The elevation profile above is the workout I did on Thursday, April 28, 2011. Freshman year, Coach Gardner introduced me and the rest of the cross country team at UMass Lowell to the infamous "Christian Street Hill" in Lowell,Mass. Many of you have probably noticed the name from my weekly training logs. When I first did the hill, I only ran it halfway because it was absolutely painful (especially for a freshman). The hill is 222ft up covered in just half a mile to the top. When I was getting ready for my New Bedford Half Marathon, I was able to do the full hill 8 times, which was probably one of my best workouts at the time. I run about 3 miles from the gym to the hill, go up and down the hill several times and then back the same 3 miles to where I started. This has become one of my favorite staple workouts during base phase. The entire run is all continuous which makes it even better. There has always been a saying that runners don't really need to do a whole lot of track workouts to get fast and I'm a big believer of that. Every successful season I've had since going to college has always started with Christian Hill. These are the 3 areas (in my opinion) the hill benefits me the most:
Cardio: hills put the body in serious oxygen debt. The heart and lungs have to work very hard to deliver oxygen. You can literally feel the blood rushing through your body when doing hills.

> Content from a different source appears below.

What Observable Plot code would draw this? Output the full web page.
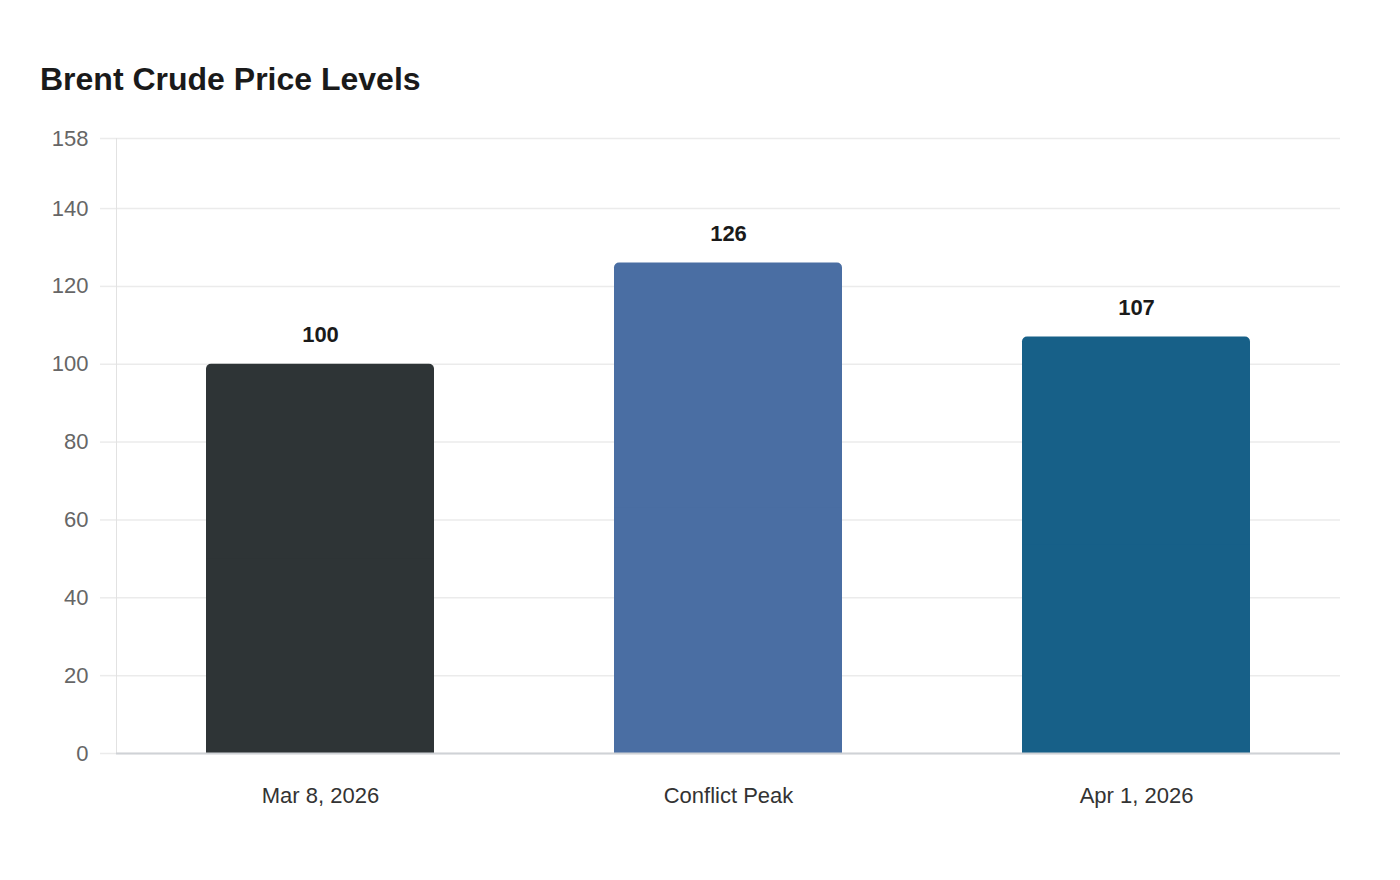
<!DOCTYPE html>
<html>
<head>
<meta charset="utf-8">
<script src="https://cdn.jsdelivr.net/npm/d3@7"></script>
<script src="https://cdn.jsdelivr.net/npm/@observablehq/plot@0.6"></script>
<style>
  html, body { margin: 0; padding: 0; background: #fff; }
  body { width: 1400px; height: 880px; overflow: hidden; font-family: "Liberation Sans", Arial, sans-serif; }
  #title { position: absolute; left: 40px; top: 63px; font-size: 32px; font-weight: bold; color: #1a1a1a; margin: 0; line-height: 1; }
  #chart { position: absolute; left: 0; top: 110px; }
</style>
</head>
<body>
<h2 id="title">Brent Crude Price Levels</h2>
<div id="chart"></div>
<script>
const categories = ["Mar 8, 2026", "Conflict Peak", "Apr 1, 2026"];
const values = [100, 126, 107];
const colors = ["#2e3436", "#4a6ea3", "#176088"];
const yTicks = [0, 20, 40, 60, 80, 100, 120, 140, 158];

const data = categories.map((c, i) => ({category: c, value: values[i], color: colors[i]}));

const chart = Plot.plot({
  width: 1400,
  height: 760,
  marginTop: 28,
  marginBottom: 117,
  marginLeft: 116,
  marginRight: 60,
  style: {fontFamily: "Liberation Sans, Arial, sans-serif", background: "#fff"},
  x: {domain: categories, paddingInner: 0.44, paddingOuter: 0.22, label: null},
  y: {domain: [0, 158], label: null},
  marks: [
    Plot.gridY(yTicks, {stroke: "#ebebeb", strokeOpacity: 1, strokeWidth: 1.5}),
    Plot.frame({anchor: "left", stroke: "#e2e2e2", strokeWidth: 1}),
    Plot.barY(data, {x: "category", y: "value", fill: "color", rx: 5}),
    Plot.barY(data, {x: "category", y1: 0, y2: d => d.value / 2, fill: "color"}),
    Plot.ruleY([0], {stroke: "#cfd2d6", strokeWidth: 2}),
    Plot.text(data, {x: "category", y: "value", text: d => String(d.value), dy: -29, fontSize: 22, fontWeight: "bold", fill: "#1a1a1a"}),
    Plot.axisY({ticks: yTicks, tickSize: 16, tickPadding: 12, stroke: "#ebebeb", strokeOpacity: 1, strokeWidth: 1.5, fontSize: 22, fill: "#666", tickFormat: d => String(d)}),
    Plot.axisX({tickSize: 0, tickPadding: 34, fontSize: 22, fill: "#333"})
  ]
});
document.getElementById("chart").appendChild(chart);
</script>
</body>
</html>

Muscular: hills are like weightlifting for the legs. Climbing up OR rolling down both work to strengthen the major muscles (quads, hamstrings and calves) to help delay muscle fatigue in races
Form: hills require RHYTHM. When going up the hill you are naturally required to use good form AND eliminate any wasted motion. When you can do this for so long, it becomes natural during races. Any motion in races that is not helping you get from point A to point B faster, should in fact be eliminated and doing hills is a good way of practicing it.